## Supplied data:

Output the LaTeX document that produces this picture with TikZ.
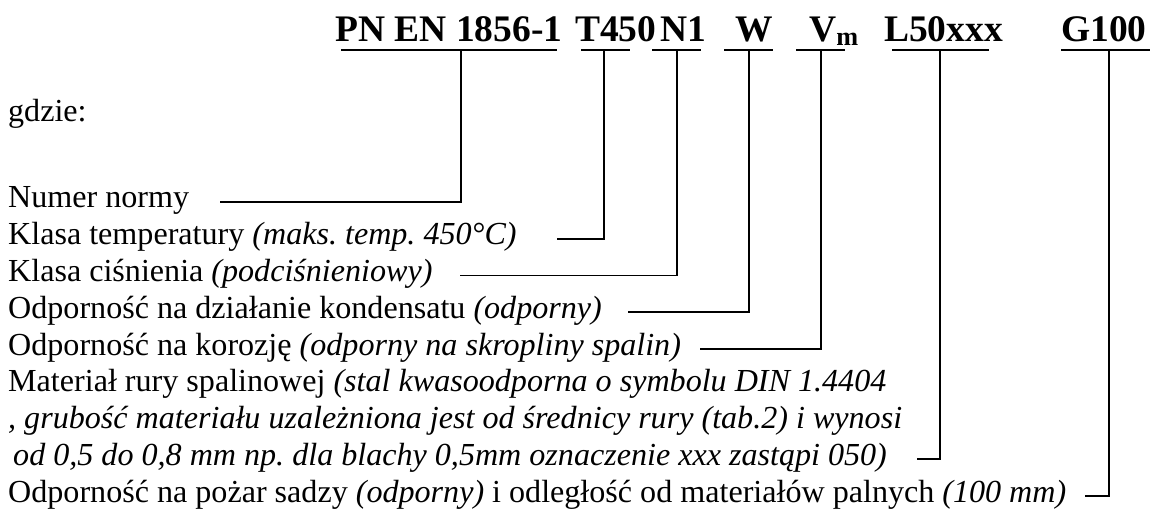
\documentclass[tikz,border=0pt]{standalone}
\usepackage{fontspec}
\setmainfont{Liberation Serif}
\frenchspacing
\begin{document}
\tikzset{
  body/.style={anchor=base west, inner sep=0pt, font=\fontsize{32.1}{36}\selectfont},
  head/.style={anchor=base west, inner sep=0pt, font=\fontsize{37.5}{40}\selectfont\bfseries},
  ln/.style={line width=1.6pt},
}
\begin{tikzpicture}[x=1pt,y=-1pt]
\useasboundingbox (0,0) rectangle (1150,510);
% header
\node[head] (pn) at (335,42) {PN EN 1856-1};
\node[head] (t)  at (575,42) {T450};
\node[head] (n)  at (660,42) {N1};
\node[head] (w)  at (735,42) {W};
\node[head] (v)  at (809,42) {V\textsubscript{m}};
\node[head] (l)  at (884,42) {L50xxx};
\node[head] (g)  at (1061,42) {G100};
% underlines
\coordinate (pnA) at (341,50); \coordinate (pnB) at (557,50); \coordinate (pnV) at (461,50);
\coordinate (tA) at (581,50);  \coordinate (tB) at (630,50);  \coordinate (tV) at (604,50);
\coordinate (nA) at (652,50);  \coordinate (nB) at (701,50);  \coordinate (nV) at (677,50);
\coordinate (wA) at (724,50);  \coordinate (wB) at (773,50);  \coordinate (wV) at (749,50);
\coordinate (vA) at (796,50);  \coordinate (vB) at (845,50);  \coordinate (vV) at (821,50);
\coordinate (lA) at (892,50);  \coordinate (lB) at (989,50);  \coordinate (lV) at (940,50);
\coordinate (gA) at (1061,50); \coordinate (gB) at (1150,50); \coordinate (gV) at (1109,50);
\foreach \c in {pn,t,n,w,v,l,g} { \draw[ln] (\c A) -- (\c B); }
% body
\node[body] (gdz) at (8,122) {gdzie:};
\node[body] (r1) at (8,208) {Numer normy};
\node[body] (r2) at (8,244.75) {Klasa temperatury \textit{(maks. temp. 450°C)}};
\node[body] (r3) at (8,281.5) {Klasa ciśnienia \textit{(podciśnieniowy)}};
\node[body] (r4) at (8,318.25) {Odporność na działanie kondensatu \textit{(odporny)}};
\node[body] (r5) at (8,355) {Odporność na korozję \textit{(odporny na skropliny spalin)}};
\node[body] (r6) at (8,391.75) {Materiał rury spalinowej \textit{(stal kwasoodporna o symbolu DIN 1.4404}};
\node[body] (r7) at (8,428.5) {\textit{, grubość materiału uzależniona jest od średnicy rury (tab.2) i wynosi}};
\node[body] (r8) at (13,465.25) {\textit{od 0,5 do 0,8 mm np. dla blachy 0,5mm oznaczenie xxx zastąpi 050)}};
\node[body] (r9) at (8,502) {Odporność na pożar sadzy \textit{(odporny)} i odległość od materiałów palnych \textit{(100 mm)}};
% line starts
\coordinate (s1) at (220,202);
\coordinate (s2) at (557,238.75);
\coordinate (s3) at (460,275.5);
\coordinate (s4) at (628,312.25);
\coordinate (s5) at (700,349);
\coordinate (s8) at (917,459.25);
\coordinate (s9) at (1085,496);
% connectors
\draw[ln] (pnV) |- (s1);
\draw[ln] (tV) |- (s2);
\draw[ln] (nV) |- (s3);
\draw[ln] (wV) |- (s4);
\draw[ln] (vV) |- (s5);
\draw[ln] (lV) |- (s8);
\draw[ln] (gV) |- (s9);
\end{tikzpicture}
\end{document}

## Stated task:
Reproduce every line exactly and omit all pictures.

## Full output:
Output the LaTeX document that produces this picture with TikZ.
\documentclass[tikz,border=0pt]{standalone}
\usepackage{fontspec}
\setmainfont{Liberation Serif}
\frenchspacing
\begin{document}
\tikzset{
  body/.style={anchor=base west, inner sep=0pt, font=\fontsize{32.1}{36}\selectfont},
  head/.style={anchor=base west, inner sep=0pt, font=\fontsize{37.5}{40}\selectfont\bfseries},
  ln/.style={line width=1.6pt},
}
\begin{tikzpicture}[x=1pt,y=-1pt]
\useasboundingbox (0,0) rectangle (1150,510);
% header
\node[head] (pn) at (335,42) {PN EN 1856-1};
\node[head] (t)  at (575,42) {T450};
\node[head] (n)  at (660,42) {N1};
\node[head] (w)  at (735,42) {W};
\node[head] (v)  at (809,42) {V\textsubscript{m}};
\node[head] (l)  at (884,42) {L50xxx};
\node[head] (g)  at (1061,42) {G100};
% underlines
\coordinate (pnA) at (341,50); \coordinate (pnB) at (557,50); \coordinate (pnV) at (461,50);
\coordinate (tA) at (581,50);  \coordinate (tB) at (630,50);  \coordinate (tV) at (604,50);
\coordinate (nA) at (652,50);  \coordinate (nB) at (701,50);  \coordinate (nV) at (677,50);
\coordinate (wA) at (724,50);  \coordinate (wB) at (773,50);  \coordinate (wV) at (749,50);
\coordinate (vA) at (796,50);  \coordinate (vB) at (845,50);  \coordinate (vV) at (821,50);
\coordinate (lA) at (892,50);  \coordinate (lB) at (989,50);  \coordinate (lV) at (940,50);
\coordinate (gA) at (1061,50); \coordinate (gB) at (1150,50); \coordinate (gV) at (1109,50);
\foreach \c in {pn,t,n,w,v,l,g} { \draw[ln] (\c A) -- (\c B); }
% body
\node[body] (gdz) at (8,122) {gdzie:};
\node[body] (r1) at (8,208) {Numer normy};
\node[body] (r2) at (8,244.75) {Klasa temperatury \textit{(maks. temp. 450°C)}};
\node[body] (r3) at (8,281.5) {Klasa ciśnienia \textit{(podciśnieniowy)}};
\node[body] (r4) at (8,318.25) {Odporność na działanie kondensatu \textit{(odporny)}};
\node[body] (r5) at (8,355) {Odporność na korozję \textit{(odporny na skropliny spalin)}};
\node[body] (r6) at (8,391.75) {Materiał rury spalinowej \textit{(stal kwasoodporna o symbolu DIN 1.4404}};
\node[body] (r7) at (8,428.5) {\textit{, grubość materiału uzależniona jest od średnicy rury (tab.2) i wynosi}};
\node[body] (r8) at (13,465.25) {\textit{od 0,5 do 0,8 mm np. dla blachy 0,5mm oznaczenie xxx zastąpi 050)}};
\node[body] (r9) at (8,502) {Odporność na pożar sadzy \textit{(odporny)} i odległość od materiałów palnych \textit{(100 mm)}};
% line starts
\coordinate (s1) at (220,202);
\coordinate (s2) at (557,238.75);
\coordinate (s3) at (460,275.5);
\coordinate (s4) at (628,312.25);
\coordinate (s5) at (700,349);
\coordinate (s8) at (917,459.25);
\coordinate (s9) at (1085,496);
% connectors
\draw[ln] (pnV) |- (s1);
\draw[ln] (tV) |- (s2);
\draw[ln] (nV) |- (s3);
\draw[ln] (wV) |- (s4);
\draw[ln] (vV) |- (s5);
\draw[ln] (lV) |- (s8);
\draw[ln] (gV) |- (s9);
\end{tikzpicture}
\end{document}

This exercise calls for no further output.